Usually it starts with a glimpse of some unfathomable family scene, then cuts to several days before to lead us into it, with several seemingly-unrelated subplots all coming together in good-natured pandemonium at the end.
In one of the new episodes, for instance, an anniversary gift of a Bulgarian smart home assistant, an emphasis on the family being a team, and a huge Lego set ends with Paul telling the emergency services his wife has just knocked over the Eiffel Tower. It’s genuinely funny, a very welcome guffaw on a Friday night.
Operation Dark Phone: Murder By Text Channel 4, Sunday, 9pm
Less amusing was Operation Dark Phone: Murder By Text, in which Channel 4 told us how secure messaging is used by global networks of organised crime gangs, and how, for 74 days in 2020, an international police operation hacked into the encrypted network EncroChat (described as “the LinkedIn of organised crime” by a former commander at the UK’s National Crime Agency), giving them access to every message the gangs used to traffic drugs or kidnap and murder people.
The story is dark and involving, although I would prefer a straight documentary, without the dramatic reconstructions used here. Still, the actors, when they’re not just lounging or preening, do get to use the slangy language of the gangs, which is interesting: a pineapple is actually a grenade, did you know?
So too are the nicknames used by the criminals, which sound like something made up by an AI bot with an absurd sense of humour: nicknames like Live-long, Mystical-steak and Valued-bridge are among the more printable ones.
With all that colour, and the real tension and danger involved, it makes for a compelling story, even if some of the criminals are depicted as even cheesier in real life than you’d see in, say, a typical Costa del Crime drama.

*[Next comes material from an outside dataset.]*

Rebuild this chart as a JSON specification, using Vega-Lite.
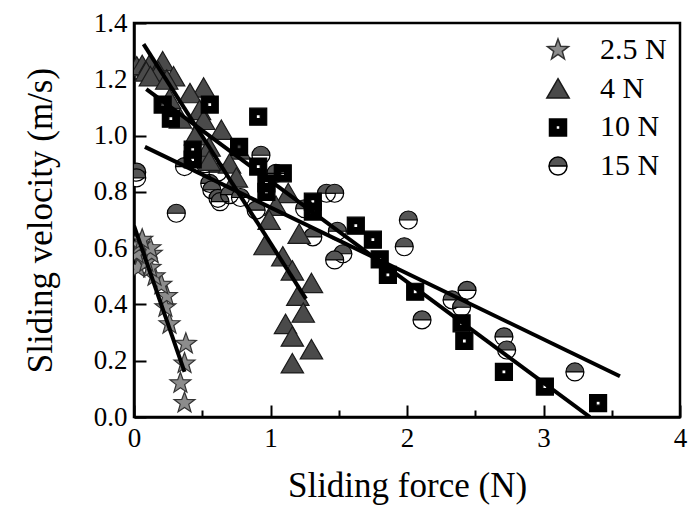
{
  "$schema": "https://vega.github.io/schema/vega-lite/v6.json",
  "width": 546,
  "height": 394,
  "autosize": {"type": "none"},
  "padding": {"left": 134, "top": 23, "right": 19, "bottom": 101},
  "background": "white",
  "config": {
    "view": {"stroke": "#000000", "strokeWidth": 2.5},
    "font": "Liberation Serif",
    "axis": {
      "domainColor": "#000000",
      "domainWidth": 2.5,
      "tickColor": "#000000",
      "tickWidth": 2,
      "grid": false,
      "labelFont": "Liberation Serif",
      "labelFontSize": 27,
      "labelColor": "#000000",
      "titleFont": "Liberation Serif",
      "titleFontSize": 35,
      "titleFontWeight": "normal",
      "titleColor": "#000000",
      "labelFlush": false,
      "labelOverlap": false
    },
    "legend": {
      "labelFont": "Liberation Serif",
      "labelFontSize": 30,
      "labelColor": "#000000"
    }
  },
  "datasets": {
    "pts": [
      {"series": "15 N", "force": 0.02, "velocity": 0.87},
      {"series": "15 N", "force": 0.02, "velocity": 0.85},
      {"series": "15 N", "force": 0.31, "velocity": 0.724},
      {"series": "15 N", "force": 0.37, "velocity": 0.89},
      {"series": "15 N", "force": 0.51, "velocity": 0.913},
      {"series": "15 N", "force": 0.52, "velocity": 0.9},
      {"series": "15 N", "force": 0.555, "velocity": 0.83},
      {"series": "15 N", "force": 0.57, "velocity": 0.807},
      {"series": "15 N", "force": 0.615, "velocity": 0.87},
      {"series": "15 N", "force": 0.615, "velocity": 0.777},
      {"series": "15 N", "force": 0.63, "velocity": 0.765},
      {"series": "15 N", "force": 0.7, "velocity": 0.79},
      {"series": "15 N", "force": 0.78, "velocity": 0.78},
      {"series": "15 N", "force": 0.895, "velocity": 0.735},
      {"series": "15 N", "force": 0.93, "velocity": 0.93},
      {"series": "15 N", "force": 1.04, "velocity": 0.866},
      {"series": "15 N", "force": 1.25, "velocity": 0.74},
      {"series": "15 N", "force": 1.31, "velocity": 0.64},
      {"series": "15 N", "force": 1.41, "velocity": 0.795},
      {"series": "15 N", "force": 1.47, "velocity": 0.795},
      {"series": "15 N", "force": 1.49, "velocity": 0.66},
      {"series": "15 N", "force": 1.53, "velocity": 0.58},
      {"series": "15 N", "force": 1.47, "velocity": 0.558},
      {"series": "15 N", "force": 2.01, "velocity": 0.7},
      {"series": "15 N", "force": 1.98, "velocity": 0.605},
      {"series": "15 N", "force": 2.11, "velocity": 0.345},
      {"series": "15 N", "force": 2.33, "velocity": 0.416},
      {"series": "15 N", "force": 2.44, "velocity": 0.45},
      {"series": "15 N", "force": 2.4, "velocity": 0.39},
      {"series": "15 N", "force": 2.71, "velocity": 0.285},
      {"series": "15 N", "force": 2.73, "velocity": 0.238},
      {"series": "15 N", "force": 3.23, "velocity": 0.16},
      {"series": "4 N", "force": 0.02, "velocity": 1.245},
      {"series": "4 N", "force": 0.06, "velocity": 1.25},
      {"series": "4 N", "force": 0.12, "velocity": 1.257},
      {"series": "4 N", "force": 0.21, "velocity": 1.263},
      {"series": "4 N", "force": 0.09, "velocity": 1.227},
      {"series": "4 N", "force": 0.18, "velocity": 1.227},
      {"series": "4 N", "force": 0.29, "velocity": 1.21},
      {"series": "4 N", "force": 0.12, "velocity": 1.21},
      {"series": "4 N", "force": 0.24, "velocity": 1.198},
      {"series": "4 N", "force": 0.51, "velocity": 1.17},
      {"series": "4 N", "force": 0.41, "velocity": 1.15},
      {"series": "4 N", "force": 0.48, "velocity": 1.09},
      {"series": "4 N", "force": 0.26, "velocity": 1.13},
      {"series": "4 N", "force": 0.34, "velocity": 1.06},
      {"series": "4 N", "force": 0.51, "velocity": 1.055},
      {"series": "4 N", "force": 0.64, "velocity": 1.02},
      {"series": "4 N", "force": 0.45, "velocity": 1.0},
      {"series": "4 N", "force": 0.77, "velocity": 0.95},
      {"series": "4 N", "force": 0.55, "velocity": 0.96},
      {"series": "4 N", "force": 0.7, "velocity": 0.9},
      {"series": "4 N", "force": 0.75, "velocity": 0.85},
      {"series": "4 N", "force": 0.55, "velocity": 0.91},
      {"series": "4 N", "force": 1.13, "velocity": 0.795},
      {"series": "4 N", "force": 1.04, "velocity": 0.75},
      {"series": "4 N", "force": 0.99, "velocity": 0.7},
      {"series": "4 N", "force": 1.21, "velocity": 0.65},
      {"series": "4 N", "force": 0.96, "velocity": 0.61},
      {"series": "4 N", "force": 1.09, "velocity": 0.57},
      {"series": "4 N", "force": 1.16, "velocity": 0.52},
      {"series": "4 N", "force": 1.3, "velocity": 0.475},
      {"series": "4 N", "force": 1.2, "velocity": 0.43},
      {"series": "4 N", "force": 1.24, "velocity": 0.37},
      {"series": "4 N", "force": 1.11, "velocity": 0.33},
      {"series": "4 N", "force": 1.16, "velocity": 0.285},
      {"series": "4 N", "force": 1.3, "velocity": 0.24},
      {"series": "4 N", "force": 1.16, "velocity": 0.19},
      {"series": "10 N", "force": 0.21, "velocity": 1.11},
      {"series": "10 N", "force": 0.27, "velocity": 1.06},
      {"series": "10 N", "force": 0.555, "velocity": 1.11},
      {"series": "10 N", "force": 0.43, "velocity": 0.95},
      {"series": "10 N", "force": 0.43, "velocity": 0.915},
      {"series": "10 N", "force": 0.77, "velocity": 0.96},
      {"series": "10 N", "force": 0.91, "velocity": 1.067},
      {"series": "10 N", "force": 0.91, "velocity": 0.89},
      {"series": "10 N", "force": 1.09, "velocity": 0.866},
      {"series": "10 N", "force": 0.97, "velocity": 0.83},
      {"series": "10 N", "force": 0.97, "velocity": 0.8},
      {"series": "10 N", "force": 1.31, "velocity": 0.765},
      {"series": "10 N", "force": 1.31, "velocity": 0.73},
      {"series": "10 N", "force": 1.625, "velocity": 0.68},
      {"series": "10 N", "force": 1.75, "velocity": 0.63},
      {"series": "10 N", "force": 1.8, "velocity": 0.56},
      {"series": "10 N", "force": 1.86, "velocity": 0.505},
      {"series": "10 N", "force": 2.06, "velocity": 0.445},
      {"series": "10 N", "force": 2.4, "velocity": 0.333},
      {"series": "10 N", "force": 2.42, "velocity": 0.27},
      {"series": "10 N", "force": 2.71, "velocity": 0.16},
      {"series": "10 N", "force": 3.01, "velocity": 0.108},
      {"series": "10 N", "force": 3.4, "velocity": 0.049},
      {"series": "2.5 N", "force": 0.37, "velocity": 0.05},
      {"series": "2.5 N", "force": 0.34, "velocity": 0.12},
      {"series": "2.5 N", "force": 0.37, "velocity": 0.19},
      {"series": "2.5 N", "force": 0.38, "velocity": 0.26},
      {"series": "2.5 N", "force": 0.26, "velocity": 0.33},
      {"series": "2.5 N", "force": 0.23, "velocity": 0.39},
      {"series": "2.5 N", "force": 0.24, "velocity": 0.43},
      {"series": "2.5 N", "force": 0.2, "velocity": 0.47},
      {"series": "2.5 N", "force": 0.15, "velocity": 0.5},
      {"series": "2.5 N", "force": 0.12, "velocity": 0.53},
      {"series": "2.5 N", "force": 0.07, "velocity": 0.56},
      {"series": "2.5 N", "force": 0.03, "velocity": 0.53},
      {"series": "2.5 N", "force": 0.09, "velocity": 0.55},
      {"series": "2.5 N", "force": 0.02, "velocity": 0.58},
      {"series": "2.5 N", "force": 0.13, "velocity": 0.58},
      {"series": "2.5 N", "force": 0.12, "velocity": 0.6},
      {"series": "2.5 N", "force": 0.04, "velocity": 0.61},
      {"series": "2.5 N", "force": 0.06, "velocity": 0.63}
    ],
    "fits": [
      {"series": "2.5 N", "force": 0.0, "velocity": 0.68},
      {"series": "2.5 N", "force": 0.37, "velocity": 0.16},
      {"series": "4 N", "force": 0.07, "velocity": 1.325},
      {"series": "4 N", "force": 1.26, "velocity": 0.42},
      {"series": "10 N", "force": 0.09, "velocity": 1.165},
      {"series": "10 N", "force": 3.34, "velocity": 0.0},
      {"series": "15 N", "force": 0.08, "velocity": 0.96},
      {"series": "15 N", "force": 3.56, "velocity": 0.145}
    ]
  },
  "layer": [
    {
      "data": {"name": "pts"},
      "transform": [{"filter": "datum.series === '15 N'"}],
      "mark": {"type": "point", "shape": "circle", "filled": true, "fill": "#ffffff", "stroke": null, "opacity": 1, "size": 324, "clip": true},
      "encoding": {
        "x": {
          "field": "force", "type": "quantitative",
          "scale": {"domain": [0, 4], "nice": false, "zero": false},
          "axis": {
            "title": "Sliding force (N)",
            "values": [0, 0.5, 1, 1.5, 2, 2.5, 3, 3.5, 4],
            "labelExpr": "datum.value % 1 === 0 ? format(datum.value, 'd') : ''",
            "tickSize": {"condition": {"test": "datum.value % 1 === 0", "value": -12}, "value": -7},
            "labelPadding": 20,
            "titlePadding": 12
          }
        },
        "y": {
          "field": "velocity", "type": "quantitative",
          "scale": {"domain": [0, 1.4], "nice": false, "zero": false},
          "axis": {
            "title": "Sliding velocity (m/s)",
            "values": [0, 0.1, 0.2, 0.3, 0.4, 0.5, 0.6, 0.7, 0.8, 0.9, 1.0, 1.1, 1.2, 1.3, 1.4],
            "labelExpr": "round(datum.value * 10) % 2 === 0 ? format(datum.value, '.1f') : ''",
            "tickSize": {"condition": {"test": "round(datum.value * 10) % 2 === 0", "value": -12}, "value": -7},
            "labelPadding": 19,
            "titlePadding": 35
          }
        }
      }
    },
    {
      "data": {"name": "pts"},
      "mark": {"type": "point", "filled": true, "opacity": 1, "strokeWidth": 1.2, "size": 400, "clip": true},
      "encoding": {
        "x": {"field": "force", "type": "quantitative"},
        "y": {"field": "velocity", "type": "quantitative"},
        "shape": {
          "field": "series", "type": "nominal",
          "scale": {
            "domain": ["2.5 N", "4 N", "10 N", "15 N"],
            "range": [
              "M0,-1.1L0.265,-0.364L1.046,-0.34L0.428,0.139L0.647,0.89L0,0.45L-0.647,0.89L-0.428,0.139L-1.046,-0.34L-0.265,-0.364Z",
              "M0,-1L1.12,0.94L-1.12,0.94Z",
              "M-0.85,-0.85H0.85V0.85H-0.85Z M-0.2,-0.2V0.2H0.2V-0.2Z",
              "M-0.9,0A0.9,0.9,0,0,1,0.9,0Z M0.9,0A0.9,0.9,0,0,1,-0.9,0A0.9,0.9,0,0,0,0.9,0"
            ]
          },
          "legend": {
            "title": null,
            "orient": "none",
            "legendX": 409,
            "legendY": 12,
            "symbolSize": 400,
            "rowPadding": 8.7,
            "labelOffset": 27
          }
        },
        "fill": {
          "field": "series", "type": "nominal",
          "scale": {
            "domain": ["2.5 N", "4 N", "10 N", "15 N"],
            "range": ["#8c8c8c", "#4a4a4a", "#000000", "#555555"]
          },
          "legend": {
            "title": null,
            "orient": "none",
            "legendX": 409,
            "legendY": 12,
            "symbolSize": 400,
            "rowPadding": 8.7,
            "labelOffset": 27
          }
        },
        "stroke": {
          "field": "series", "type": "nominal",
          "scale": {
            "domain": ["2.5 N", "4 N", "10 N", "15 N"],
            "range": ["#333333", "#1a1a1a", "#000000", "#000000"]
          },
          "legend": {
            "title": null,
            "orient": "none",
            "legendX": 409,
            "legendY": 12,
            "symbolSize": 400,
            "rowPadding": 8.7,
            "labelOffset": 27
          }
        }
      }
    },
    {
      "data": {"name": "fits"},
      "mark": {"type": "line", "color": "#000000", "strokeWidth": 4, "clip": true},
      "encoding": {
        "x": {"field": "force", "type": "quantitative"},
        "y": {"field": "velocity", "type": "quantitative"},
        "detail": {"field": "series", "type": "nominal"}
      }
    }
  ]
}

It’s a four-part series, though, and although it’s interesting, the length could have been halved by dropping some scenes. And while this has nothing to do with the quality of the series, I sometimes wonder if the value of showing this kind of operation is outweighed by the risks that the gangs will see it too and learn from it.
The Assassin Amazon Prime
Meanwhile, Amazon is having some fun in The Assassin, taking the old retired-hitman trope but having a middle-aged, wine-loving woman in the role.
That woman is Keeley Hawes as Julie, who is living a relaxing life on a Greek island when several things come her way: her son Edward (Freddie Highmore), a pending new set of in-laws, and an assassination plot in which she’s the target. Can she draw on her old contacts, and her long-dormant skills, to save them all and figure out what’s happening?
It’s certainly more tongue-in-cheek than, say, The Jackal: in its intermittent violence and absurdity, it’s somewhere between The Tourist and Black Doves, so if you liked those this is worth a look.
The first episode is great fun, setting up tone and character in a few fast, easy scenes before it really kicks off; and Highmore and Hawes have great chemistry, sarking and sniping at each other and clearly having a great time.
Questions do get in the way, mind you. There’s an opening scene showing Julie as an 18-year-old assassin which makes you ask where she got such a modern clamshell mobile phone in 1994, and what kind of assassin takes a pregnancy kit on such a violent assignation.
And as the pace slackens after episode one, it’s sometimes too mouthy, and Highmore’s nervy mumble starts to grate a wee bit. But there are enough twists and mysteries to keep you watching, and Hawes is wonderfully tetchy in the centre.
But wait a moment…Freddie Highmore is now a grown man, married in real life? How and when did that happen? Wasn’t he a soulful-eyed young boy just last year?